Yea I know this dude from that 'Witches And Devils' session of Ayler..And I really dug his playing on that recording (and wondered why I hadn't seen his name more from that era)..That is a one very interesting commentary above..I kinda got that the spontaenous energy music of the 60's required a particular approach from the brass player..Obviuosly D Cherry had his own very personal sound and conception..Guys like Norman Howard, Earl Cross (from 'Black Ark' Noah Howard) and D Ayler on the other hand had an almost biblical/acopolyptic approach (maybe taking their cue from Joshua and the walls of jericho!)to the brass..Then there are guys like B Dixon who seem somewhat apart from that particular approach..All fascinating stuff..I look forward to hearing this one..Many thanks for bringing this one forth.

ubu said...

alternate link:

http://www.sendspace.com/file/pm4jjz

Ernst Grgo Nebhuth said...

Thank you, UBU!

I have the CD and I like the music a lot.
This is a real gift.

serviceton said...

Aha! From reading the commentary above(a mere 6 years old!) I now understand the differences between the 2 Homeboy cassettes - ie. that the 2nd contains the 1st in its entirety.

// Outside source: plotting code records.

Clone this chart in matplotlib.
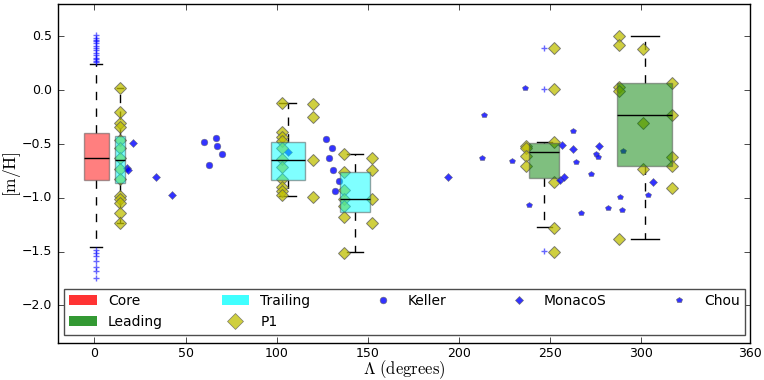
import matplotlib
matplotlib.use("Agg")
import matplotlib.pyplot as plt
from matplotlib.patches import Patch
from matplotlib.lines import Line2D

plt.style.use("classic")
plt.rcParams["mathtext.fontset"] = "cm"
plt.rcParams["font.family"] = ["DejaVu Sans"]

# box statistics (longitude position, width, quartiles, whiskers)
box_names = ["Core", "Trailing", "Trailing", "Trailing", "Leading", "Leading"]
box_pos = [1, 14, 106, 143, 247, 302]
box_width = [13.5, 5.7, 18.7, 16.9, 16.5, 30.6]
box_med = [-0.63, -0.648, -0.651, -1.014, -0.573, -0.230]
box_q1 = [-0.835, -0.865, -0.838, -1.128, -0.819, -0.706]
box_q3 = [-0.40, -0.426, -0.485, -0.759, -0.488, 0.071]
box_lo = [-1.454, -1.232, -0.986, -1.503, -1.272, -1.383]
box_hi = [0.247, 0.018, -0.119, -0.589, -0.479, 0.502]
core_fliers = [0.51, 0.49, 0.47, 0.46, 0.44, 0.41, 0.39, 0.37, 0.35, 0.33, 0.30,
               0.29, 0.27, 0.26, -1.48, -1.51, -1.54, -1.59, -1.64, -1.68, -1.74]
lead_fliers = [0.39, 0.01, -1.49]

# P1 stars
p1_lon = [14, 14, 14, 14, 14, 14, 14, 14, 14, 14, 14, 14, 14, 14,
          103, 103, 103, 103, 103, 103, 103, 103, 103, 103, 103,
          120, 120, 120, 120,
          137, 137, 137, 137, 137, 137, 137,
          152.5, 152.5, 152.5, 152.5,
          237, 237, 237, 237,
          252.5, 252.5, 252.5, 252.5, 252.5, 252.5,
          287.7, 287.7, 287.7, 287.7, 287.7,
          301, 301, 301,
          317, 317, 317, 317, 317]
p1_mh = [0.02, -0.20, -0.30, -0.34, -0.46, -0.54, -0.63, -0.73, -0.82, -0.98, -1.01, -1.05, -1.14, -1.23,
         -0.12, -0.39, -0.43, -0.47, -0.54, -0.64, -0.71, -0.82, -0.90, -0.94, -0.97,
         -0.13, -0.25, -0.65, -0.99,
         -0.59, -0.76, -0.93, -1.01, -1.08, -1.18, -1.51,
         -0.63, -0.74, -1.01, -1.23,
         -0.52, -0.54, -0.61, -0.70,
         0.39, 0.01, -0.48, -0.85, -1.28, -1.50,
         0.50, 0.42, 0.03, -0.01, -1.38,
         0.38, -0.30, -0.73,
         0.07, -0.23, -0.62, -0.70, -0.91]

keller_lon = [60.2, 66.7, 67.1, 69.9, 62.9, 126.9, 130.2, 128.9, 131.1, 134.2, 132.2]
keller_mh = [-0.48, -0.44, -0.52, -0.59, -0.69, -0.45, -0.535, -0.63, -0.74, -0.84, -0.935]

monaco_lon = [21.3, 18.1, 18.6, 33.6, 42.6, 106.4, 194, 256.5, 262.5, 276.8, 255.5, 257.5, 306.8]
monaco_mh = [-0.49, -0.72, -0.74, -0.81, -0.97, -0.57, -0.81, -0.51, -0.55, -0.52, -0.83, -0.81, -0.85]

chou_lon = [214, 212.7, 229, 236.5, 238.5, 262.9, 264.5, 272.6, 266.9, 275.5, 276.6,
            281.7, 288.6, 289.4, 290, 303.8]
chou_mh = [-0.23, -0.63, -0.66, 0.02, -1.07, -0.38, -0.67, -0.78, -1.14, -0.59, -0.62,
           -1.09, -0.99, -1.11, -0.56, -0.975]

box_color = {"Core": "red", "Trailing": "cyan", "Leading": "g"}

fig = plt.figure(figsize=(7.64, 3.8), dpi=100, facecolor="w")
ax = fig.add_axes([0.076, 0.097, 0.906, 0.892])

stats = []
for i in range(len(box_pos)):
    fl = []
    if i == 0:
        fl = core_fliers
    if i == 4:
        fl = lead_fliers
    stats.append(dict(med=box_med[i], q1=box_q1[i], q3=box_q3[i],
                      whislo=box_lo[i], whishi=box_hi[i], fliers=fl))

bp = ax.bxp(stats, positions=box_pos, widths=box_width, patch_artist=True,
            manage_ticks=False,
            boxprops=dict(edgecolor="0.3", linewidth=1.0, zorder=4),
            medianprops=dict(color="k", linewidth=1.0, zorder=5),
            whiskerprops=dict(color="k", linestyle="--", linewidth=1.0, zorder=2),
            capprops=dict(color="k", linewidth=1.0, zorder=2),
            flierprops=dict(marker="+", markeredgecolor="b", markersize=5,
                            alpha=0.6, linestyle="none", zorder=2))
for patch, name in zip(bp["boxes"], box_names):
    patch.set_facecolor(box_color[name])
    patch.set_alpha(0.5)

ax.plot(p1_lon, p1_mh, "D", color="y", markeredgecolor="0.35", markeredgewidth=0.7,
        markersize=6.5, alpha=0.75, zorder=3)
ax.plot(keller_lon, keller_mh, "o", color="b", markeredgecolor="0.4", markeredgewidth=0.4,
        markersize=4.8, alpha=0.8, zorder=3)
ax.plot(monaco_lon, monaco_mh, "D", color="b", markeredgecolor="0.4", markeredgewidth=0.4,
        markersize=3.6, alpha=0.8, zorder=3)
ax.plot(chou_lon, chou_mh, "p", color="b", markeredgecolor="0.4", markeredgewidth=0.4,
        markersize=4, alpha=0.8, zorder=3)

handles = [Patch(facecolor="red", alpha=0.8, edgecolor="none", label="Core"),
           Patch(facecolor="g", alpha=0.8, edgecolor="none", label="Leading"),
           Patch(facecolor="cyan", alpha=0.75, edgecolor="none", label="Trailing"),
           Line2D([], [], marker="D", color="y", markeredgecolor="0.35", linestyle="none",
                  markersize=8, alpha=0.75, label="P1"),
           Line2D([], [], marker="o", color="b", markeredgecolor="0.4", linestyle="none",
                  markersize=4.8, alpha=0.8, label="Keller"),
           Line2D([], [], marker="D", color="b", markeredgecolor="0.4", linestyle="none",
                  markersize=3.6, alpha=0.8, label="MonacoS"),
           Line2D([], [], marker="p", color="b", markeredgecolor="0.4", linestyle="none",
                  markersize=4, alpha=0.8, label="Chou")]
leg = ax.legend(handles=handles, loc="lower left", ncol=5, mode="expand",
                bbox_to_anchor=(0.008, 0.025, 0.985, 0.12), borderaxespad=0,
                numpoints=1, fontsize=10, handlelength=2.0, frameon=True)
leg.get_frame().set_edgecolor("0.3")

ax.set_xlim(-20, 360)
ax.set_ylim(-2.35, 0.8)
ax.set_xticks([0, 50, 100, 150, 200, 250, 300, 360])
ax.set_yticks([-2.0, -1.5, -1.0, -0.5, 0.0, 0.5])
ax.tick_params(labelsize=9, direction="in")
ax.tick_params(axis="x", pad=3)
ax.set_xlabel(r"$\Lambda\ (\mathrm{degrees})$", fontsize=12)
ax.set_ylabel(r"$[\mathrm{m/H}]$", fontsize=12.5)
ax.xaxis.set_label_coords(0.5, -0.046)
ax.yaxis.set_label_coords(-0.05, 0.5)

fig.savefig("out.png", dpi=100, facecolor="w")
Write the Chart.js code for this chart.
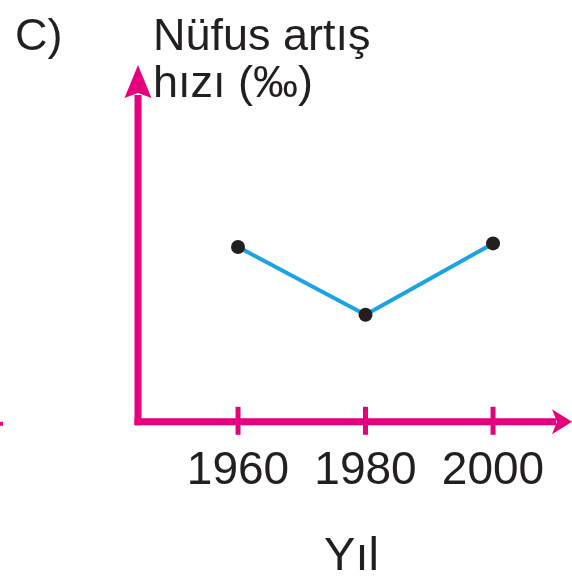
<!DOCTYPE html>
<html>
<head>
<meta charset="utf-8">
<script src="https://cdn.jsdelivr.net/npm/chart.js@4.4.1/dist/chart.umd.min.js"></script>
<style>
  body { margin: 0; background: #fff; }
  #wrap { width: 572px; height: 578px; position: relative; }
</style>
</head>
<body>
<div id="wrap"><canvas id="chart"></canvas></div>
<script>
// values
const years = [1960, 1980, 2000]
const rates = [4.9, 3.0, 5.0]
const xTicks = [1960, 1980, 2000]
const yTitle = ["Nüfus artış", "hızı (‰)"]
const xTitle = "Yıl"
const panelLabel = "C)"

const magenta = "#e6007e"
const ink = "#231f20"
const font = "'Liberation Sans', Arial, Helvetica, sans-serif"

// axes, arrows, tick marks and captions
const axesPlugin = {
    id: "axes",
    beforeDatasetsDraw(chart) {
        const ctx = chart.ctx
        const area = chart.chartArea
        const x = chart.scales.x
        const ox = area.left, oy = area.bottom
        const tipX = chart.width
        ctx.save()
        ctx.strokeStyle = magenta
        ctx.fillStyle = magenta
        ctx.lineWidth = 7
        ctx.lineCap = "butt"
        // y axis
        ctx.beginPath()
        ctx.moveTo(ox, oy + 3.5)
        ctx.lineTo(ox, area.top + 30)
        ctx.stroke()
        // x axis
        ctx.beginPath()
        ctx.moveTo(ox - 3.5, oy)
        ctx.lineTo(tipX - 16, oy)
        ctx.stroke()
        // arrow heads
        ctx.beginPath()
        ctx.moveTo(ox, area.top)
        ctx.lineTo(ox - 13.5, area.top + 33)
        ctx.lineTo(ox, area.top + 28)
        ctx.lineTo(ox + 13.5, area.top + 33)
        ctx.closePath()
        ctx.fill()
        ctx.beginPath()
        ctx.moveTo(tipX, oy)
        ctx.lineTo(tipX - 20, oy - 12.5)
        ctx.lineTo(tipX - 15, oy)
        ctx.lineTo(tipX - 20, oy + 12.5)
        ctx.closePath()
        ctx.fill()
        // tick marks
        ctx.lineWidth = 5
        xTicks.forEach(v => {
            const px = x.getPixelForValue(v)
            ctx.beginPath()
            ctx.moveTo(px, oy - 15)
            ctx.lineTo(px, oy + 13)
            ctx.stroke()
        })
        // bit of the neighbouring figure at the left edge
        ctx.fillRect(0, oy, 3, 4)

        // captions
        ctx.fillStyle = ink
        ctx.textBaseline = "alphabetic"
        ctx.textAlign = "left"
        ctx.font = "45px " + font
        ctx.fillText(panelLabel, 15, 50)
        ctx.fillText(yTitle[0], 153, 50)
        ctx.fillText(yTitle[1], 153, 97)
        ctx.restore()
    }
}

const chart = new Chart(document.getElementById("chart"), {
    type: "line",
    data: {
        datasets: [{
            data: years.map((y, i) => ({ x: y, y: rates[i] })),
            borderColor: "#1ba3e3",
            borderWidth: 4,
            pointRadius: 7,
            pointBackgroundColor: ink,
            pointBorderWidth: 0,
            tension: 0
        }]
    },
    options: {
        responsive: true,
        maintainAspectRatio: false,
        animation: false,
        layout: { padding: { left: 138, top: 65, right: 0, bottom: -3 } },
        plugins: { legend: { display: false }, tooltip: { enabled: false } },
        scales: {
            x: {
                type: "linear",
                min: 1944.31,
                max: 2011.29,
                afterBuildTicks: axis => { axis.ticks = xTicks.map(v => ({ value: v })) },
                grid: { display: false, drawTicks: false },
                border: { display: false },
                ticks: {
                    color: ink,
                    padding: 22,
                    font: { family: font, size: 46 },
                    callback: v => String(v)
                },
                title: {
                    display: true,
                    text: xTitle,
                    color: ink,
                    font: { family: font, size: 47, lineHeight: 1 },
                    padding: { top: 13, bottom: 0 }
                }
            },
            y: {
                display: false,
                min: 0,
                max: 10
            }
        }
    },
    plugins: [axesPlugin]
})
</script>
</body>
</html>
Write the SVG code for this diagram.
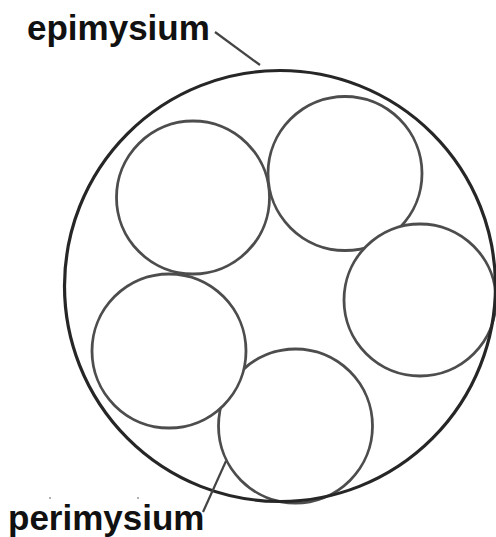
<svg xmlns="http://www.w3.org/2000/svg" width="496" height="537" viewBox="0 0 496 537">
<defs>
<filter id="soft" x="-10%" y="-10%" width="120%" height="120%"><feGaussianBlur stdDeviation="0.7"/></filter>
</defs>
<style>
.label{font-family:"Liberation Sans",Arial,sans-serif;font-weight:bold;font-size:35px;fill:#111}
.fasc{fill:#fff;stroke:#4d4d4d;stroke-width:2.8}
.epi{fill:none;stroke:#262626;stroke-width:3.2}
.lead{stroke:#444;stroke-width:2.2;fill:none}
</style>
<rect width="496" height="537" fill="#fff"/>
<g filter="url(#soft)">
<g id="fascicle1"><circle class="fasc" cx="193" cy="197.5" r="76.5"/></g>
<g id="fascicle2"><circle class="fasc" cx="345" cy="173.5" r="77"/></g>
<g id="fascicle3"><circle class="fasc" cx="420" cy="300" r="76"/></g>
<g id="fascicle5"><circle class="fasc" cx="295.5" cy="426" r="77"/></g>
<g id="fascicle4"><circle class="fasc" cx="169" cy="351" r="77"/></g>
<g id="epimysium-circle"><circle class="epi" cx="280" cy="286" r="215.5"/></g>
<g id="connectors">
<line class="lead" x1="215" y1="32" x2="260" y2="65"/>
<line class="lead" x1="226" y1="461" x2="203" y2="512"/>
</g>
</g>
<circle cx="50" cy="498" r="1" fill="#999"/>
<circle cx="138" cy="498" r="1" fill="#999"/>
<g id="label-epimysium"><text class="label" x="27" y="40">epimysium</text></g>
<g id="label-perimysium"><text class="label" x="8" y="530">perimysium</text></g>
</svg>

Previously , I imagined 2 different sets of tracks.
I tip my hat to Roy Morris.
And to you ubu - many thanks!

ubu said...

I'm only the messenger here ;-)

serviceton said...

Yes Indeed the messenger - was trying to thank you ubu, not shoot you, nor venerate you. ;o)
Would it be inappropriate to mention the Homeboy site?
http://www.homeboy-music.com/

ubu said...

I know, I know!
Just trying to act as humbly as is appriate :-)

Thanks for the link - the Doyle looks mighty fine!